= Material provided =
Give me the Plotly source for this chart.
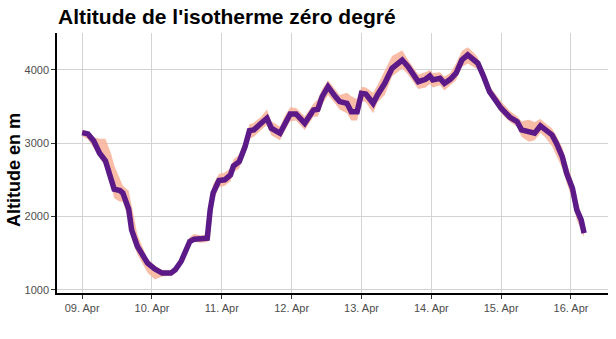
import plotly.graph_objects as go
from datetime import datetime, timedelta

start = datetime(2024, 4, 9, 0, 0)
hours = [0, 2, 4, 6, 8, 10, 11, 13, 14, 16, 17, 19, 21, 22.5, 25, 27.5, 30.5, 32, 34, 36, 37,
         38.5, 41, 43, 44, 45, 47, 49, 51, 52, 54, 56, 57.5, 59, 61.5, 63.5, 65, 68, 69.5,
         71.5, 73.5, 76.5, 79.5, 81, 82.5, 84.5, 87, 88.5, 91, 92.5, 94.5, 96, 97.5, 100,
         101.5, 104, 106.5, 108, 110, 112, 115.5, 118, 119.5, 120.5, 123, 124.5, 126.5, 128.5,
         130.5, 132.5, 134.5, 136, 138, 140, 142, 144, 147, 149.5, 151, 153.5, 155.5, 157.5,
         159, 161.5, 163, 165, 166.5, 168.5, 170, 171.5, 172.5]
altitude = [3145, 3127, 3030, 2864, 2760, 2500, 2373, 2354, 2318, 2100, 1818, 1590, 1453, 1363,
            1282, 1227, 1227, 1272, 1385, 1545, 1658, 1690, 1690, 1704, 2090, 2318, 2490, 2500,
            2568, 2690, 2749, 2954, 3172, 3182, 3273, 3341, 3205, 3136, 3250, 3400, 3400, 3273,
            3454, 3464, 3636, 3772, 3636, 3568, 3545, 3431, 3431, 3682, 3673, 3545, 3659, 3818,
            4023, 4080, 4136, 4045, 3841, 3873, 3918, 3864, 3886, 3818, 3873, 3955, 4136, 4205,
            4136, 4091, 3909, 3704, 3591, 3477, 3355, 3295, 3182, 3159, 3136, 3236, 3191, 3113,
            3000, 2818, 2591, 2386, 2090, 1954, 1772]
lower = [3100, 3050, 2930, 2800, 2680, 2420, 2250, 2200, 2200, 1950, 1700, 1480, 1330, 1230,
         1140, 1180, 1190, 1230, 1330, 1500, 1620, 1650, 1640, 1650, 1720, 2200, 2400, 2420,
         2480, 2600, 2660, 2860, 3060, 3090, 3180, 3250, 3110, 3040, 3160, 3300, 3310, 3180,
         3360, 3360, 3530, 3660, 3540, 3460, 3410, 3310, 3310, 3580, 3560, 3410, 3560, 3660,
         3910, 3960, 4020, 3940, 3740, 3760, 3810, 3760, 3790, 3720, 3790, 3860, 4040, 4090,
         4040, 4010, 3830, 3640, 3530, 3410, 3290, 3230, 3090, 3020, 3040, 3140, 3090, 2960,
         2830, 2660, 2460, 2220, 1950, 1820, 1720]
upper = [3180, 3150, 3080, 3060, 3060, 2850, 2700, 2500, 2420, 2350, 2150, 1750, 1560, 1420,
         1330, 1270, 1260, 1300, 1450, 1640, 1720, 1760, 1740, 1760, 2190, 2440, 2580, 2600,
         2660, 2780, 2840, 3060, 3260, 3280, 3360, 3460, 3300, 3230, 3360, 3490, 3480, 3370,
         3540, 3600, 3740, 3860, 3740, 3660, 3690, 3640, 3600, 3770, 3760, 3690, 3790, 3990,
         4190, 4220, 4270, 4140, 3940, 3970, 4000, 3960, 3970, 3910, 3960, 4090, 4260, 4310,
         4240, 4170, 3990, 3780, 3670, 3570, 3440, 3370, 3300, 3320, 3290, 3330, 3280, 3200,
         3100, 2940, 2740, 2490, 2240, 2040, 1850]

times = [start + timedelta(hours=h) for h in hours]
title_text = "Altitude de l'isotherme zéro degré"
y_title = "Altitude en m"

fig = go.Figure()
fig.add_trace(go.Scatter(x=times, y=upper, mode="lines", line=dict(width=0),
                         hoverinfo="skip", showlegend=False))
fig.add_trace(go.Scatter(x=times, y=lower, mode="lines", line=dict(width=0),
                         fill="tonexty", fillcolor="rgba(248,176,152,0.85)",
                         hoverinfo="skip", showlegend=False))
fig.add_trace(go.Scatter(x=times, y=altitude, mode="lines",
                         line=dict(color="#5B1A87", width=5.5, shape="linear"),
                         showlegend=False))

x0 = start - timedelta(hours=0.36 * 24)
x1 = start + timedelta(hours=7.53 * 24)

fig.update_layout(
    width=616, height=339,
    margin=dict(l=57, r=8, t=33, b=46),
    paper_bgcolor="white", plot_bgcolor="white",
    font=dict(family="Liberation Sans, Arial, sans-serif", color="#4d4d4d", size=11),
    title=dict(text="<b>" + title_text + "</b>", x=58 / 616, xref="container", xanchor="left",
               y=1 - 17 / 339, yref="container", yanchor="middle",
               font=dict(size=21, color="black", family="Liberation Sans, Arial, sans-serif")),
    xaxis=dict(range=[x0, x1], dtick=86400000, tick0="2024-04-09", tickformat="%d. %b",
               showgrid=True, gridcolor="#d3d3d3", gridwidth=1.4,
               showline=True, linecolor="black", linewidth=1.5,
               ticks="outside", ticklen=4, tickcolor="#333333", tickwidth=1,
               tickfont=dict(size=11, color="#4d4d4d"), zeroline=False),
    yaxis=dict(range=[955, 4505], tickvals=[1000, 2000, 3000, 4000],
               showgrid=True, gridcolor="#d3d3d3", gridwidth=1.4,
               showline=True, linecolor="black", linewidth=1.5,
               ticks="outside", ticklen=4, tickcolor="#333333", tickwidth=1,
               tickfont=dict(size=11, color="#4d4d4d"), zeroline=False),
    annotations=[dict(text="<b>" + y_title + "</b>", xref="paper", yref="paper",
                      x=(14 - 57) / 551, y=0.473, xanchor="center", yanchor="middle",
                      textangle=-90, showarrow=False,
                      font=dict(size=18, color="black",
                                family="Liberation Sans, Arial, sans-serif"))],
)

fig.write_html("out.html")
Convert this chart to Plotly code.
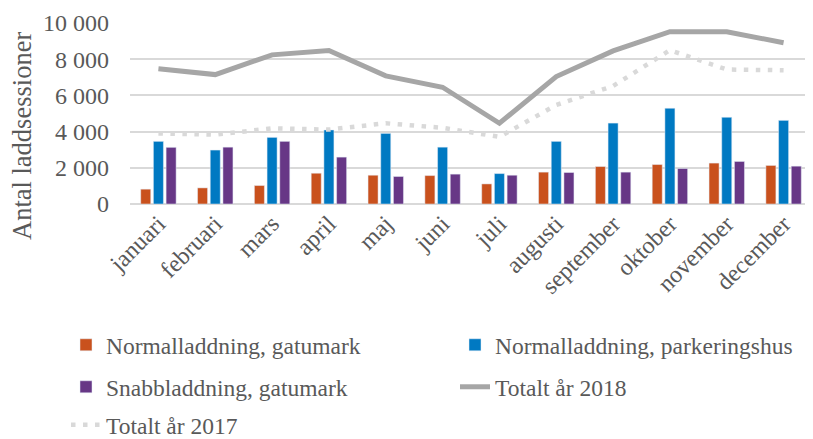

= Brief =
From the entries above, output every line exactly and omit any image.

= Solution below =
Give me the Plotly source for this chart.
import plotly.graph_objects as go
from datetime import datetime, timedelta

start = datetime(2024, 4, 9, 0, 0)
hours = [0, 2, 4, 6, 8, 10, 11, 13, 14, 16, 17, 19, 21, 22.5, 25, 27.5, 30.5, 32, 34, 36, 37,
         38.5, 41, 43, 44, 45, 47, 49, 51, 52, 54, 56, 57.5, 59, 61.5, 63.5, 65, 68, 69.5,
         71.5, 73.5, 76.5, 79.5, 81, 82.5, 84.5, 87, 88.5, 91, 92.5, 94.5, 96, 97.5, 100,
         101.5, 104, 106.5, 108, 110, 112, 115.5, 118, 119.5, 120.5, 123, 124.5, 126.5, 128.5,
         130.5, 132.5, 134.5, 136, 138, 140, 142, 144, 147, 149.5, 151, 153.5, 155.5, 157.5,
         159, 161.5, 163, 165, 166.5, 168.5, 170, 171.5, 172.5]
altitude = [3145, 3127, 3030, 2864, 2760, 2500, 2373, 2354, 2318, 2100, 1818, 1590, 1453, 1363,
            1282, 1227, 1227, 1272, 1385, 1545, 1658, 1690, 1690, 1704, 2090, 2318, 2490, 2500,
            2568, 2690, 2749, 2954, 3172, 3182, 3273, 3341, 3205, 3136, 3250, 3400, 3400, 3273,
            3454, 3464, 3636, 3772, 3636, 3568, 3545, 3431, 3431, 3682, 3673, 3545, 3659, 3818,
            4023, 4080, 4136, 4045, 3841, 3873, 3918, 3864, 3886, 3818, 3873, 3955, 4136, 4205,
            4136, 4091, 3909, 3704, 3591, 3477, 3355, 3295, 3182, 3159, 3136, 3236, 3191, 3113,
            3000, 2818, 2591, 2386, 2090, 1954, 1772]
lower = [3100, 3050, 2930, 2800, 2680, 2420, 2250, 2200, 2200, 1950, 1700, 1480, 1330, 1230,
         1140, 1180, 1190, 1230, 1330, 1500, 1620, 1650, 1640, 1650, 1720, 2200, 2400, 2420,
         2480, 2600, 2660, 2860, 3060, 3090, 3180, 3250, 3110, 3040, 3160, 3300, 3310, 3180,
         3360, 3360, 3530, 3660, 3540, 3460, 3410, 3310, 3310, 3580, 3560, 3410, 3560, 3660,
         3910, 3960, 4020, 3940, 3740, 3760, 3810, 3760, 3790, 3720, 3790, 3860, 4040, 4090,
         4040, 4010, 3830, 3640, 3530, 3410, 3290, 3230, 3090, 3020, 3040, 3140, 3090, 2960,
         2830, 2660, 2460, 2220, 1950, 1820, 1720]
upper = [3180, 3150, 3080, 3060, 3060, 2850, 2700, 2500, 2420, 2350, 2150, 1750, 1560, 1420,
         1330, 1270, 1260, 1300, 1450, 1640, 1720, 1760, 1740, 1760, 2190, 2440, 2580, 2600,
         2660, 2780, 2840, 3060, 3260, 3280, 3360, 3460, 3300, 3230, 3360, 3490, 3480, 3370,
         3540, 3600, 3740, 3860, 3740, 3660, 3690, 3640, 3600, 3770, 3760, 3690, 3790, 3990,
         4190, 4220, 4270, 4140, 3940, 3970, 4000, 3960, 3970, 3910, 3960, 4090, 4260, 4310,
         4240, 4170, 3990, 3780, 3670, 3570, 3440, 3370, 3300, 3320, 3290, 3330, 3280, 3200,
         3100, 2940, 2740, 2490, 2240, 2040, 1850]

times = [start + timedelta(hours=h) for h in hours]
title_text = "Altitude de l'isotherme zéro degré"
y_title = "Altitude en m"

fig = go.Figure()
fig.add_trace(go.Scatter(x=times, y=upper, mode="lines", line=dict(width=0),
                         hoverinfo="skip", showlegend=False))
fig.add_trace(go.Scatter(x=times, y=lower, mode="lines", line=dict(width=0),
                         fill="tonexty", fillcolor="rgba(248,176,152,0.85)",
                         hoverinfo="skip", showlegend=False))
fig.add_trace(go.Scatter(x=times, y=altitude, mode="lines",
                         line=dict(color="#5B1A87", width=5.5, shape="linear"),
                         showlegend=False))

x0 = start - timedelta(hours=0.36 * 24)
x1 = start + timedelta(hours=7.53 * 24)

fig.update_layout(
    width=616, height=339,
    margin=dict(l=57, r=8, t=33, b=46),
    paper_bgcolor="white", plot_bgcolor="white",
    font=dict(family="Liberation Sans, Arial, sans-serif", color="#4d4d4d", size=11),
    title=dict(text="<b>" + title_text + "</b>", x=58 / 616, xref="container", xanchor="left",
               y=1 - 17 / 339, yref="container", yanchor="middle",
               font=dict(size=21, color="black", family="Liberation Sans, Arial, sans-serif")),
    xaxis=dict(range=[x0, x1], dtick=86400000, tick0="2024-04-09", tickformat="%d. %b",
               showgrid=True, gridcolor="#d3d3d3", gridwidth=1.4,
               showline=True, linecolor="black", linewidth=1.5,
               ticks="outside", ticklen=4, tickcolor="#333333", tickwidth=1,
               tickfont=dict(size=11, color="#4d4d4d"), zeroline=False),
    yaxis=dict(range=[955, 4505], tickvals=[1000, 2000, 3000, 4000],
               showgrid=True, gridcolor="#d3d3d3", gridwidth=1.4,
               showline=True, linecolor="black", linewidth=1.5,
               ticks="outside", ticklen=4, tickcolor="#333333", tickwidth=1,
               tickfont=dict(size=11, color="#4d4d4d"), zeroline=False),
    annotations=[dict(text="<b>" + y_title + "</b>", xref="paper", yref="paper",
                      x=(14 - 57) / 551, y=0.473, xanchor="center", yanchor="middle",
                      textangle=-90, showarrow=False,
                      font=dict(size=18, color="black",
                                family="Liberation Sans, Arial, sans-serif"))],
)

fig.write_html("out.html")
Convert this chart to Plotly code.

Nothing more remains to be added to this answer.